__Exercise__.
Without the pictures, set down every line of the data exactly.

++++++++++

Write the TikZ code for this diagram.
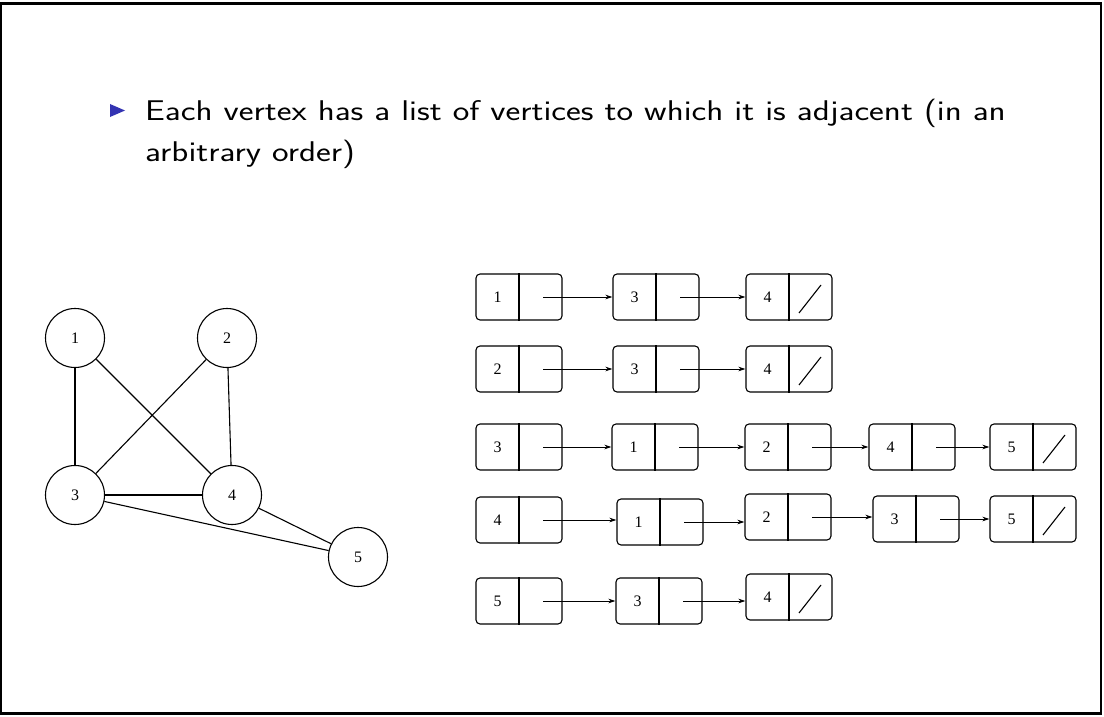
\documentclass[tikz,border=0pt]{standalone}
\usepackage{fontspec}
\newfontfamily\numfont{Liberation Serif}
\usetikzlibrary{arrows.meta,calc}
\definecolor{bulletblue}{rgb}{0.2,0.2,0.7}
\newcommand\cellnum[1]{\makebox[86pt][l]{\makebox[43pt]{#1}}}
\newcommand\wide[1]{\scalebox{1.236}[1]{#1}}
\begin{document}
\begin{tikzpicture}[x=1pt,y=-1pt,
  vert/.style={draw, circle, minimum size=59pt, inner sep=0pt, line width=1.1pt,
    font=\numfont\fontsize{16}{16}\selectfont},
  cell/.style={draw, rounded corners=4pt, minimum height=46pt, minimum width=86pt,
    inner sep=0pt, line width=1.1pt, font=\numfont\fontsize{16}{16}\selectfont},
  link/.style={-{Stealth[length=7pt,width=4.5pt]}, line width=1pt},
  gedge/.style={line width=1.1pt},
  divider/.style={line width=1.1pt},
  nilmark/.style={line width=1.1pt}
]
\useasboundingbox (0,0) rectangle (1104,717);
% slide frame
\draw[line width=1.5pt] (1,4) -- (1,713);
\draw[line width=1.5pt] (1101,4) -- (1101,713);
\draw[line width=3pt] (0,4) -- (1102,4);
\draw[line width=3pt] (0,713) -- (1102,713);

% bullet item
\fill[bulletblue] (110,104) -- (125,110.5) -- (110,117) -- cycle;
\node[anchor=north west, align=left, inner sep=0pt,
  font=\sffamily\fontsize{28.5}{41}\selectfont] (item) at (145,98.5)
  {\wide{Each vertex has a list of vertices to which it is adjacent (in an}\\
   \wide{arbitrary order)}};

% the graph
\node[vert] (v1) at (75,338) {1};
\node[vert] (v2) at (227,338) {2};
\node[vert] (v3) at (75,495) {3};
\node[vert] (v4) at (232,495) {4};
\node[vert] (v5) at (358,557) {5};
\draw[gedge] (v1) -- (v3);
\draw[gedge] (v1) -- (v4);
\draw[gedge] (v2) -- (v3);
\draw[gedge] (v2) -- (v4);
\draw[gedge] (v3) -- (v4);
\draw[gedge] (v3) -- (v5);
\draw[gedge] (v4) -- (v5);

% adjacency lists: name, position, number
\foreach \n/\x/\y/\t in {
  a1/519/297/1, a2/656/297/3, a3/789/297/4,
  b1/519/369/2, b2/656/369/3, b3/789/369/4,
  c1/519/447/3, c2/655/447/1, c3/788/447/2, c4/912/447/4, c5/1033/447/5,
  d1/519/520/4, d2/660/522/1, d3/788/517/2, d4/916/519/3, d5/1033/519/5,
  e1/519/601/5, e2/659/601/3, e3/789/597/4}{
  \node[cell] (\n) at (\x,\y) {\cellnum{\t}};
  \draw[divider] (\n.north) -- (\n.south);
}
% nil markers at list ends
\foreach \n in {a3,b3,c5,d5,e3}
  \draw[nilmark] ($(\n.center)+(10,16)$) -- ($(\n.center)+(32,-12)$);
% next pointers
\foreach \s/\t in {a1/a2,a2/a3,b1/b2,b2/b3,
  c1/c2,c2/c3,c3/c4,c4/c5,d1/d2,d2/d3,d3/d4,d4/d5,e1/e2,e2/e3}{
  \coordinate (p) at ($(\s.center)+(24,0)$);
  \draw[link] (p) -- (p -| \t.west);
}
\end{tikzpicture}
\end{document}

++++++++++

__In response__.
Write the TikZ code for this diagram.
\documentclass[tikz,border=0pt]{standalone}
\usepackage{fontspec}
\newfontfamily\numfont{Liberation Serif}
\usetikzlibrary{arrows.meta,calc}
\definecolor{bulletblue}{rgb}{0.2,0.2,0.7}
\newcommand\cellnum[1]{\makebox[86pt][l]{\makebox[43pt]{#1}}}
\newcommand\wide[1]{\scalebox{1.236}[1]{#1}}
\begin{document}
\begin{tikzpicture}[x=1pt,y=-1pt,
  vert/.style={draw, circle, minimum size=59pt, inner sep=0pt, line width=1.1pt,
    font=\numfont\fontsize{16}{16}\selectfont},
  cell/.style={draw, rounded corners=4pt, minimum height=46pt, minimum width=86pt,
    inner sep=0pt, line width=1.1pt, font=\numfont\fontsize{16}{16}\selectfont},
  link/.style={-{Stealth[length=7pt,width=4.5pt]}, line width=1pt},
  gedge/.style={line width=1.1pt},
  divider/.style={line width=1.1pt},
  nilmark/.style={line width=1.1pt}
]
\useasboundingbox (0,0) rectangle (1104,717);
% slide frame
\draw[line width=1.5pt] (1,4) -- (1,713);
\draw[line width=1.5pt] (1101,4) -- (1101,713);
\draw[line width=3pt] (0,4) -- (1102,4);
\draw[line width=3pt] (0,713) -- (1102,713);

% bullet item
\fill[bulletblue] (110,104) -- (125,110.5) -- (110,117) -- cycle;
\node[anchor=north west, align=left, inner sep=0pt,
  font=\sffamily\fontsize{28.5}{41}\selectfont] (item) at (145,98.5)
  {\wide{Each vertex has a list of vertices to which it is adjacent (in an}\\
   \wide{arbitrary order)}};

% the graph
\node[vert] (v1) at (75,338) {1};
\node[vert] (v2) at (227,338) {2};
\node[vert] (v3) at (75,495) {3};
\node[vert] (v4) at (232,495) {4};
\node[vert] (v5) at (358,557) {5};
\draw[gedge] (v1) -- (v3);
\draw[gedge] (v1) -- (v4);
\draw[gedge] (v2) -- (v3);
\draw[gedge] (v2) -- (v4);
\draw[gedge] (v3) -- (v4);
\draw[gedge] (v3) -- (v5);
\draw[gedge] (v4) -- (v5);

% adjacency lists: name, position, number
\foreach \n/\x/\y/\t in {
  a1/519/297/1, a2/656/297/3, a3/789/297/4,
  b1/519/369/2, b2/656/369/3, b3/789/369/4,
  c1/519/447/3, c2/655/447/1, c3/788/447/2, c4/912/447/4, c5/1033/447/5,
  d1/519/520/4, d2/660/522/1, d3/788/517/2, d4/916/519/3, d5/1033/519/5,
  e1/519/601/5, e2/659/601/3, e3/789/597/4}{
  \node[cell] (\n) at (\x,\y) {\cellnum{\t}};
  \draw[divider] (\n.north) -- (\n.south);
}
% nil markers at list ends
\foreach \n in {a3,b3,c5,d5,e3}
  \draw[nilmark] ($(\n.center)+(10,16)$) -- ($(\n.center)+(32,-12)$);
% next pointers
\foreach \s/\t in {a1/a2,a2/a3,b1/b2,b2/b3,
  c1/c2,c2/c3,c3/c4,c4/c5,d1/d2,d2/d3,d3/d4,d4/d5,e1/e2,e2/e3}{
  \coordinate (p) at ($(\s.center)+(24,0)$);
  \draw[link] (p) -- (p -| \t.west);
}
\end{tikzpicture}
\end{document}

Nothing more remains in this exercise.